I am going to try to be a little more creative with the kids to start with. They don't want to start with thesis statements (even though they need it and it helps them immensely). I am going to give them a creative prompt that will hopefully get the juices going. Today's is always the best in my repertoire: Try to describe chocolate to somebody who has never tasted chocolate. They scratch their heads but inevitably come up with some good similes and metaphors, and then I can talk about those. Since it is Friday, I am also going to have them create an Autobio-Poem today that is pretty rigidly structured. It helps them to know exactly what to write on each line. I will then be able to put them up on the wall to showcase their work. Helps with buy-in.

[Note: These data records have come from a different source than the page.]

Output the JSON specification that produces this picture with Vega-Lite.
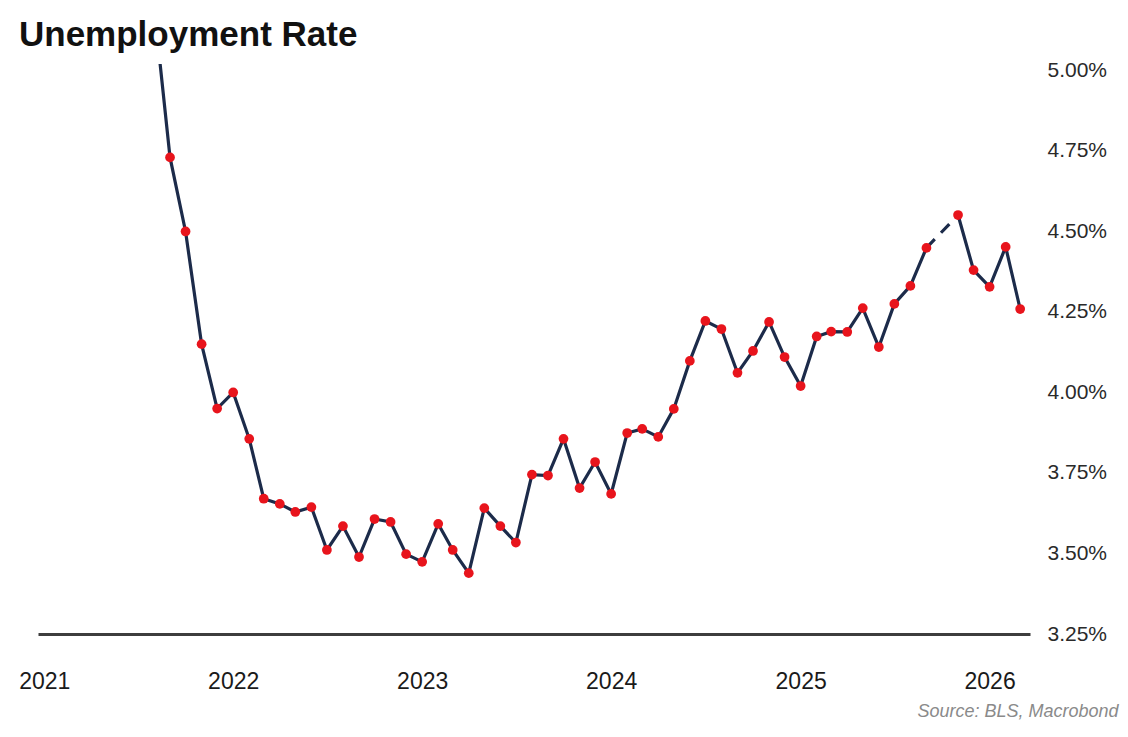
{
  "$schema": "https://vega.github.io/schema/vega-lite/v6.json",
  "width": 992,
  "height": 570,
  "autosize": {"type": "none"},
  "padding": {"left": 38, "top": 64, "right": 98, "bottom": 103},
  "background": "white",
  "config": {"view": {"stroke": null}, "font": "Liberation Sans"},
  "title": {
    "text": "Unemployment Rate",
    "anchor": "start",
    "frame": "group",
    "dx": -19,
    "dy": 39,
    "offset": 17,
    "baseline": "alphabetic",
    "fontSize": 35,
    "fontWeight": "bold",
    "color": "#111111",
    "font": "Liberation Sans"
  },
  "data": {
    "values": [
      {"date": "2021-08-01", "rate": 5.2},
      {"date": "2021-09-01", "rate": 4.73},
      {"date": "2021-10-01", "rate": 4.50},
      {"date": "2021-11-01", "rate": 4.15},
      {"date": "2021-12-01", "rate": 3.95},
      {"date": "2022-01-01", "rate": 4.00},
      {"date": "2022-02-01", "rate": 3.856},
      {"date": "2022-03-01", "rate": 3.67},
      {"date": "2022-04-01", "rate": 3.654},
      {"date": "2022-05-01", "rate": 3.629},
      {"date": "2022-06-01", "rate": 3.644},
      {"date": "2022-07-01", "rate": 3.511},
      {"date": "2022-08-01", "rate": 3.585},
      {"date": "2022-09-01", "rate": 3.489},
      {"date": "2022-10-01", "rate": 3.607},
      {"date": "2022-11-01", "rate": 3.598},
      {"date": "2022-12-01", "rate": 3.498},
      {"date": "2023-01-01", "rate": 3.474},
      {"date": "2023-02-01", "rate": 3.592},
      {"date": "2023-03-01", "rate": 3.511},
      {"date": "2023-04-01", "rate": 3.439},
      {"date": "2023-05-01", "rate": 3.641},
      {"date": "2023-06-01", "rate": 3.585},
      {"date": "2023-07-01", "rate": 3.534},
      {"date": "2023-08-01", "rate": 3.745},
      {"date": "2023-09-01", "rate": 3.742},
      {"date": "2023-10-01", "rate": 3.856},
      {"date": "2023-11-01", "rate": 3.703},
      {"date": "2023-12-01", "rate": 3.784},
      {"date": "2024-01-01", "rate": 3.685},
      {"date": "2024-02-01", "rate": 3.874},
      {"date": "2024-03-01", "rate": 3.887},
      {"date": "2024-04-01", "rate": 3.862},
      {"date": "2024-05-01", "rate": 3.949},
      {"date": "2024-06-01", "rate": 4.098},
      {"date": "2024-07-01", "rate": 4.222},
      {"date": "2024-08-01", "rate": 4.197},
      {"date": "2024-09-01", "rate": 4.061},
      {"date": "2024-10-01", "rate": 4.129},
      {"date": "2024-11-01", "rate": 4.219},
      {"date": "2024-12-01", "rate": 4.11},
      {"date": "2025-01-01", "rate": 4.02},
      {"date": "2025-02-01", "rate": 4.174},
      {"date": "2025-03-01", "rate": 4.189},
      {"date": "2025-04-01", "rate": 4.188},
      {"date": "2025-05-01", "rate": 4.262},
      {"date": "2025-06-01", "rate": 4.141},
      {"date": "2025-07-01", "rate": 4.275},
      {"date": "2025-08-01", "rate": 4.331},
      {"date": "2025-09-01", "rate": 4.449},
      {"date": "2025-11-01", "rate": 4.551},
      {"date": "2025-12-01", "rate": 4.38},
      {"date": "2026-01-01", "rate": 4.328},
      {"date": "2026-02-01", "rate": 4.452},
      {"date": "2026-03-01", "rate": 4.259}
    ]
  },
  "encoding": {
    "x": {
      "field": "date",
      "type": "temporal",
      "scale": {"domain": [{"year": 2020, "month": 12, "date": 20}, {"year": 2026, "month": 3, "date": 20}]},
      "axis": {
        "format": "%Y",
        "tickCount": "year",
        "ticks": false,
        "tickSize": 0,
        "grid": false,
        "domainColor": "#3d3d3d",
        "domainWidth": 3,
        "labelFontSize": 23,
        "labelColor": "#1a1a1a",
        "labelPadding": 36,
        "labelFlush": false,
        "labelOverlap": false,
        "title": "Source: BLS, Macrobond",
        "titleFontStyle": "italic",
        "titleFontWeight": "normal",
        "titleFontSize": 18,
        "titleColor": "#8a8a8a",
        "titleAnchor": "end",
        "titleAlign": "right",
        "titleX": 1080,
        "titleY": 82,
        "titleBaseline": "alphabetic"
      }
    },
    "y": {
      "field": "rate",
      "type": "quantitative",
      "scale": {"domain": [3.25, 5.02], "zero": false, "nice": false},
      "axis": {
        "orient": "right",
        "values": [3.25, 3.5, 3.75, 4, 4.25, 4.5, 4.75, 5],
        "labelExpr": "format(datum.value, '.2f') + '%'",
        "domain": false,
        "ticks": false,
        "tickSize": 0,
        "grid": false,
        "labelFontSize": 21,
        "labelColor": "#2a2a2a",
        "labelPadding": 17,
        "title": null
      }
    }
  },
  "layer": [
    {
      "transform": [{"filter": {"field": "date", "lte": {"year": 2025, "month": 9, "date": 15}}}],
      "mark": {"type": "line", "color": "#1c2b4a", "strokeWidth": 3.2, "clip": true}
    },
    {
      "transform": [{"filter": {"field": "date", "gte": {"year": 2025, "month": 10, "date": 15}}}],
      "mark": {"type": "line", "color": "#1c2b4a", "strokeWidth": 3.2, "clip": true}
    },
    {
      "transform": [{"filter": {"field": "date", "range": [{"year": 2025, "month": 8, "date": 15}, {"year": 2025, "month": 11, "date": 15}]}}],
      "mark": {"type": "line", "color": "#1c2b4a", "strokeWidth": 3.2, "strokeDash": [12, 9], "clip": true}
    },
    {
      "transform": [{"filter": {"field": "date", "gte": {"year": 2021, "month": 9, "date": 1}}}],
      "mark": {"type": "point", "filled": true, "color": "#e8141c", "opacity": 1, "size": 95, "clip": true}
    }
  ]
}
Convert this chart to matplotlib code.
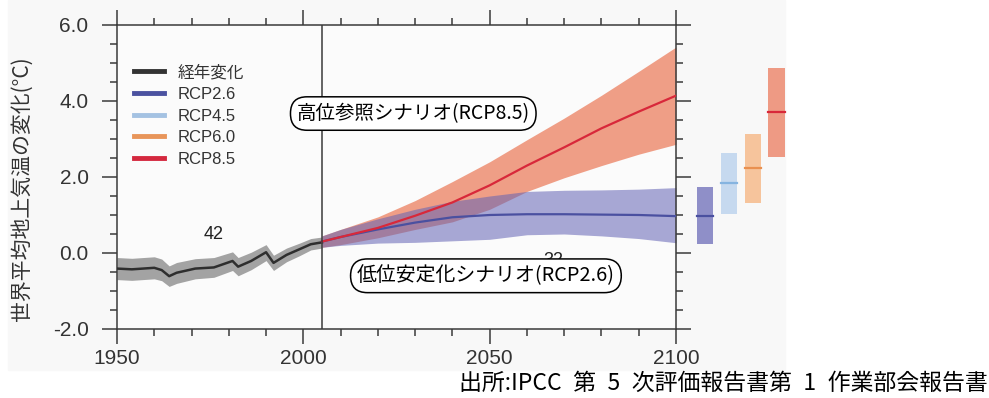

Off the topic, Amy's feet have been killing her when she comes home. Standing behind the checker counter at Hanson's grocery isn't as easy as it looks. Just standing on your own two feet in one spot is worse than walking. I thought about it last night and that must be why I was so skinny back in high school and college: I must have walked MILES each day at Art's Supermarket in Sandwich, Illinois. Miles. I never sat down but for the one (maybe two) fifteen minute breaks you were allowed. Sure we slacked off sometimes but we never sat down. They can catch you sitting down. Standing, you could always get away with pretending to do something else. That is why I am fatter now. I used to walk everything off, practically every day, for six to eight hours a day. I was a carry-out boy/stocker/checker. And I remember those days checking used to hurt my feet even more than walking the floor. I have felt a bit sorry for Amy. She is used to walking around and cutting hair. Now she has to stand in one place.

Off to plan for the day. I am going to have to decide how to split up the curriculum I set for myself for the lower-end classes. They are taking twice as long to write the friendly letter describing their product. So today's creativity ought to help.